Even worse was the allegedly unlawful behaviour of police involved. Despite ACT law requiring police “to use [body-worn cameras] during police duties”, police later said there were no recordings of the raid. They also, illegally, told his mother not to use her phone to take videos or photos. Australian law expressly allows citizens to record police officers in public, as long as you don’t interfere in their carrying out their duties.

Zaja was freed on strict bail conditions while separated from his young son. Eventually, digital forensic analysis of the woman’s phone proved the threatening and obscene messages had been faked.

The analysis confirmed she had used her Apple wallet to pay for an anonymous texting subscription on the websites anonsms.com and anontexter.com.

On September 12, 2025, she sent herself a demeaning text message – “Stupid slut keep it shut” – and then deleted it, on the date she claimed Zaja had harassed her.

Despite the evidence, investigating police admitted to taking no meaningful action to verify Zaja’s claims of innocence for months.

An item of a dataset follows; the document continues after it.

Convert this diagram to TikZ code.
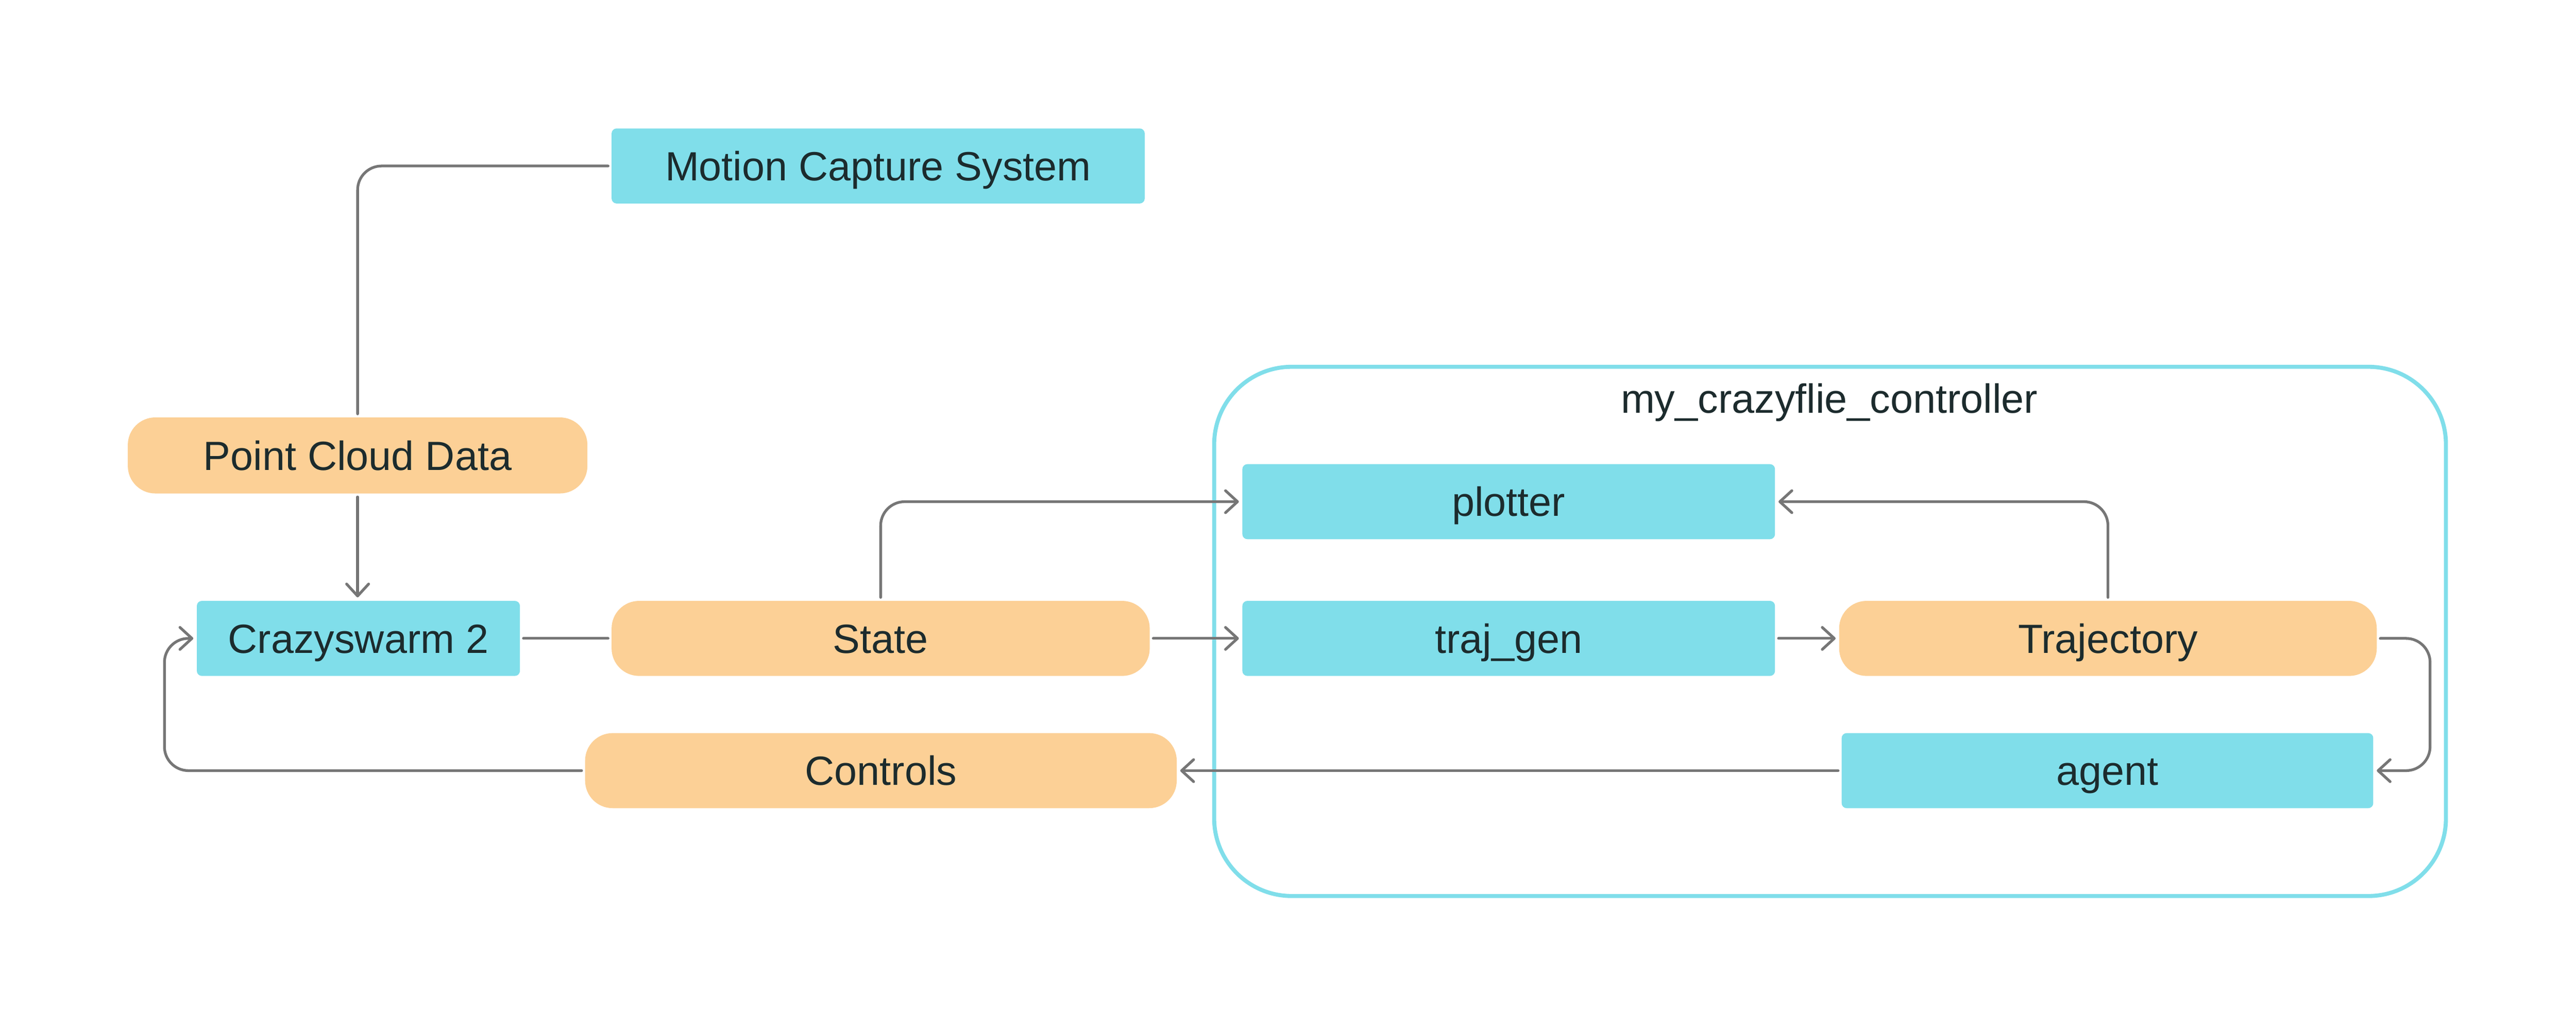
\documentclass[tikz,border=0pt]{standalone}
\usepackage{fontspec}
\setmainfont{Liberation Sans}
\usetikzlibrary{arrows.meta}
\definecolor{boxcyan}{HTML}{80DEEA}
\definecolor{boxorange}{HTML}{FCD096}
\definecolor{linegray}{HTML}{767676}
\definecolor{txt}{HTML}{1C2B2D}
\begin{document}
\begin{tikzpicture}[x=0.01cm,y=-0.01cm,
  base/.style={font=\fontsize{23.2pt}{28pt}\selectfont, text=txt, text height=16.6pt, text depth=0pt, inner sep=0pt, outer sep=2pt, minimum height=1.5cm},
  cyanbox/.style={base, fill=boxcyan, rounded corners=0.1cm},
  orangebox/.style={base, fill=boxorange, rounded corners=0.55cm},
  conn/.style={draw=linegray, line width=1.55pt, line cap=round, line join=round, rounded corners=0.48cm},
  arr/.style={conn, -{Straight Barb[length=0.24cm,width=0.44cm,line cap=round,line join=round]}},
]
\fill[white] (0,0) rectangle (5154,2052);
\useasboundingbox (0,0) rectangle (5154,2052);

\node[draw=boxcyan, line width=2.3pt, rounded corners=1.55cm, minimum width=24.63cm, minimum height=10.58cm, inner sep=0pt] (ctrl) at (3661.5,1263) {};
\node[base, outer sep=0pt] (title) at (3660,797) {my\_crazyflie\_controller};

\node[cyanbox, minimum width=10.66cm] (mcs) at (1757,332) {Motion Capture System};
\node[orangebox, minimum width=9.19cm, minimum height=1.52cm] (pcd) at (715.5,911) {Point Cloud Data};
\node[cyanbox, minimum width=6.46cm] (cs) at (717,1277) {Crazyswarm 2};
\node[orangebox, minimum width=10.76cm] (state) at (1762,1277) {State};
\node[orangebox, minimum width=11.83cm] (controls) at (1762.5,1541.5) {Controls};

\node[cyanbox, minimum width=10.65cm] (plotter) at (3018.5,1003.5) {plotter};
\node[cyanbox, minimum width=10.65cm] (trajgen) at (3018.5,1277) {traj\_gen};
\node[orangebox, minimum width=10.75cm] (traj) at (4217.5,1277) {Trajectory};
\node[cyanbox, minimum width=10.63cm] (agent) at (4216.5,1541.5) {agent};

\coordinate (tr) at (4862,1277);
\coordinate (cl) at (329,1541.5);

\draw[conn] (pcd.north) |- (mcs.west);
\draw[arr] (pcd.south) -- (pcd.south |- cs.north);
\draw[conn] (cs.east) -- (state.west);
\draw[arr] (state.north) |- (plotter.west);
\draw[arr] (state.east) -- (trajgen.west);
\draw[arr] (trajgen.east) -- (traj.west);
\draw[arr] (traj.north) |- (plotter.east);
\draw[arr] (traj.east) -- (tr) |- (agent.east);
\draw[arr] (agent.west) -- (controls.east);
\draw[arr] (controls.west) -- (cl) |- (cs.west);
\end{tikzpicture}
\end{document}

Yet, despite his solicitor, Peter Woodhouse, writing to the DPP alerting him to the fabricated evidence, DPP refused to budge. Even when police confirmed in court that the messages were fabricated – and, worse, that they had only dropped off Zaja’s own phone for digital analysis on the morning of the hearing, despite having it in their possession for seven months – the DPP claimed they needed more time “to review the matter”.

The saga has taken an extraordinary toll on Zaja, who has been unable to see his son and has had to borrow hundreds of thousands of dollars to pay legal fees and keep his business afloat.

So why hasn’t the person who lied to police and made false accusations – both crimes in themselves – been prosecuted in her turn?